Bye Bye Baby :: Teenie-Obsessionen

Im Leben eines jeden Pop-Fans gibt es einen dunklen Fleck. Manchmal auch mehrere, zugegeben. Eine Tatsache, die sich in der Existenz von Kajagoogoo-Postern.fein säuberlich zusammengefaltet im Umzugskarton auf dem Dachboden, oder David Dundas-Singles mit Eselsohren in der zweiten Reihe des Plattenregals äußert. Kommen die Devotionalien ans Tageslicht, werden sie meist mit verschämten Bemerkungen wie „tja, da war ich eben erst zwölf Jahre alt“ quittiert. Und genau das haben sie nicht verdient,gehören sie doch in die pubertär-musikalische Identitätsfindung wie kaum etwas anderes. Genau diesem Phänomen setzt die Musikjournalistin Caroline Sullivan mit Bye Bye Baby ein amüsantes Denkmal. Ziel ihrer Teenie-Obsession sind die Bay City Rollers, die sie als Überzeugungstätern auch wider besseren Wissens quer durch die USA verfolgt und sich in Hotelhallen und Flughafenbars die Beine in den Bauch steht.
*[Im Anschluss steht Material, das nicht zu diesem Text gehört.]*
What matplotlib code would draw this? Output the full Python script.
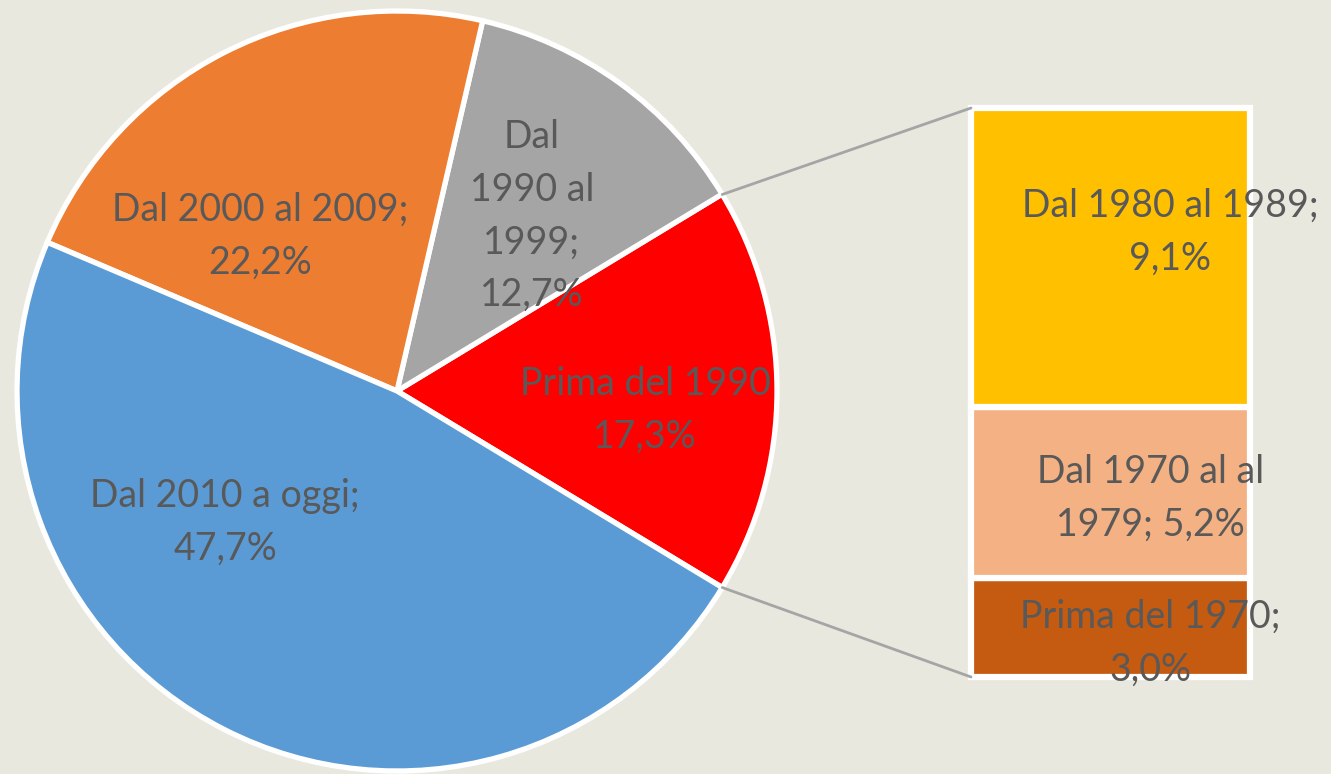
import matplotlib.pyplot as plt
from matplotlib.patches import ConnectionPatch
import numpy as np

# pie data (the red slice is broken down in the bar)
pie_labels = ["Prima del 1990\n17,3%", "Dal\n1990 al\n1999;\n12,7%",
              "Dal 2000 al 2009;\n22,2%", "Dal 2010 a oggi;\n47,7%"]
pie_values = [17.3, 12.7, 22.2, 47.7]
pie_colors = ["#FF0000", "#A5A5A5", "#ED7D31", "#5B9BD5"]

# bar data (bottom to top)
bar_labels = ["Prima del 1970;\n3,0%", "Dal 1970 al al\n1979; 5,2%", "Dal 1980 al 1989;\n9,1%"]
bar_values = [3.0, 5.2, 9.1]
bar_colors = ["#C55A11", "#F4B183", "#FFC000"]

bg = "#E9E8DF"
txt_color = "#595959"
W, H = 1331, 774
fs = 27
ls = 1.58

plt.rcParams['font.family'] = ['Lato', 'DejaVu Sans']

fig = plt.figure(figsize=(W / 100, H / 100), dpi=100)
fig.patch.set_facecolor(bg)

# pie axes: centre (397, 391) px, radius 380 px
ax = fig.add_axes([17 / W, 3 / H, 760 / W, 760 / H])
half = pie_values[0] / 2 * 3.6
wedges, _ = ax.pie(pie_values, colors=pie_colors, startangle=-half, counterclock=True,
                   radius=1, wedgeprops=dict(edgecolor="white", linewidth=3.8))
ax.set_xlim(-1, 1)
ax.set_ylim(-1, 1)
ax.axis("off")

# label positions in pixels of the picture
pie_label_px = [(645, 410), (532, 216), (260, 236), (225, 522)]
for lab, (px, py) in zip(pie_labels, pie_label_px):
    ax.text((px - 397) / 380, (391 - py) / 380, lab, ha="center", va="center",
            fontsize=fs, color=txt_color, linespacing=ls)

# bar axes
bx = fig.add_axes([971 / W, (H - 677) / H, 279 / W, 569 / H])
bottoms = np.concatenate([[0], np.cumsum(bar_values)[:-1]])
bx.bar(0, bar_values, bottom=bottoms, width=1, color=bar_colors,
       edgecolor="white", linewidth=4.5, clip_on=False)
bx.set_xlim(-0.5, 0.5)
bx.set_ylim(0, sum(bar_values))
bx.axis("off")

bar_label_pos = [(0.142, 1.03), (0.142, 5.44), (0.213, 13.53)]
for lab, (x, y) in zip(bar_labels, bar_label_pos):
    bx.text(x, y, lab, ha="center", va="center", fontsize=fs,
            color=txt_color, linespacing=ls, clip_on=False)

# connecting lines
theta = np.deg2rad(half)
for sign, ytop in [(1, sum(bar_values)), (-1, 0)]:
    con = ConnectionPatch(xyA=(np.cos(theta), sign * np.sin(theta)), coordsA=ax.transData,
                          xyB=(-0.5, ytop), coordsB=bx.transData,
                          color="#A5A5A5", linewidth=2)
    fig.add_artist(con)

plt.savefig("out.png", dpi=100, facecolor=bg)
Die Roller-Zigarettenstummel in Sammelalben klebt und ihr sauer verdientes Geld für Betty Boop-T-Shirts und silberfarbene Blousons ausgibt, um beim nächsten Konzert vielleicht doch noch die Aufmerksamkeit von Sänger und Lieblings-Roller Les McKeown auf sich zu ziehen. Mit liebevoller Akribie erinnert sie sich an jede noch so peinliche Begebenheit ihres Daseins als Berufs-Fan und beleuchtet mit beißender Selbstironie die Untiefen ihrer Obsession für die pickligen Schotten, die Mitte der siebziger die mit Abstand erfolgreichste Boygroup war. Nebenbei begleitet man die Autorin auf ihrem Weg vom musikbegeisterten Vorstadt-Teen zur etablierten Musikjournalistin, beneidet sie um ihre Sex Pistols-Singles, sieht ihr beim Lesen des in den USA seinerzeit äußerst exotischen „New Musical Express“ über die Schulter und erfährt so nebenbei allerlei wissenswerte, unterhaltsame Anekdote aus den mitunter skurrilen siebziger Jahren. Wer nach dieser Lektüre nicht wieder seinen bereits verschämt in den Keller verbannten „Bravo“-Starschnitt von Bonnie Tyler, Smokie, Sweet oder Barry Ryan hervorkramt, während sich Sailors „A Glass Of Champagne“ auf dem Plattentelller dreht, der hat ein Herz aus Stein.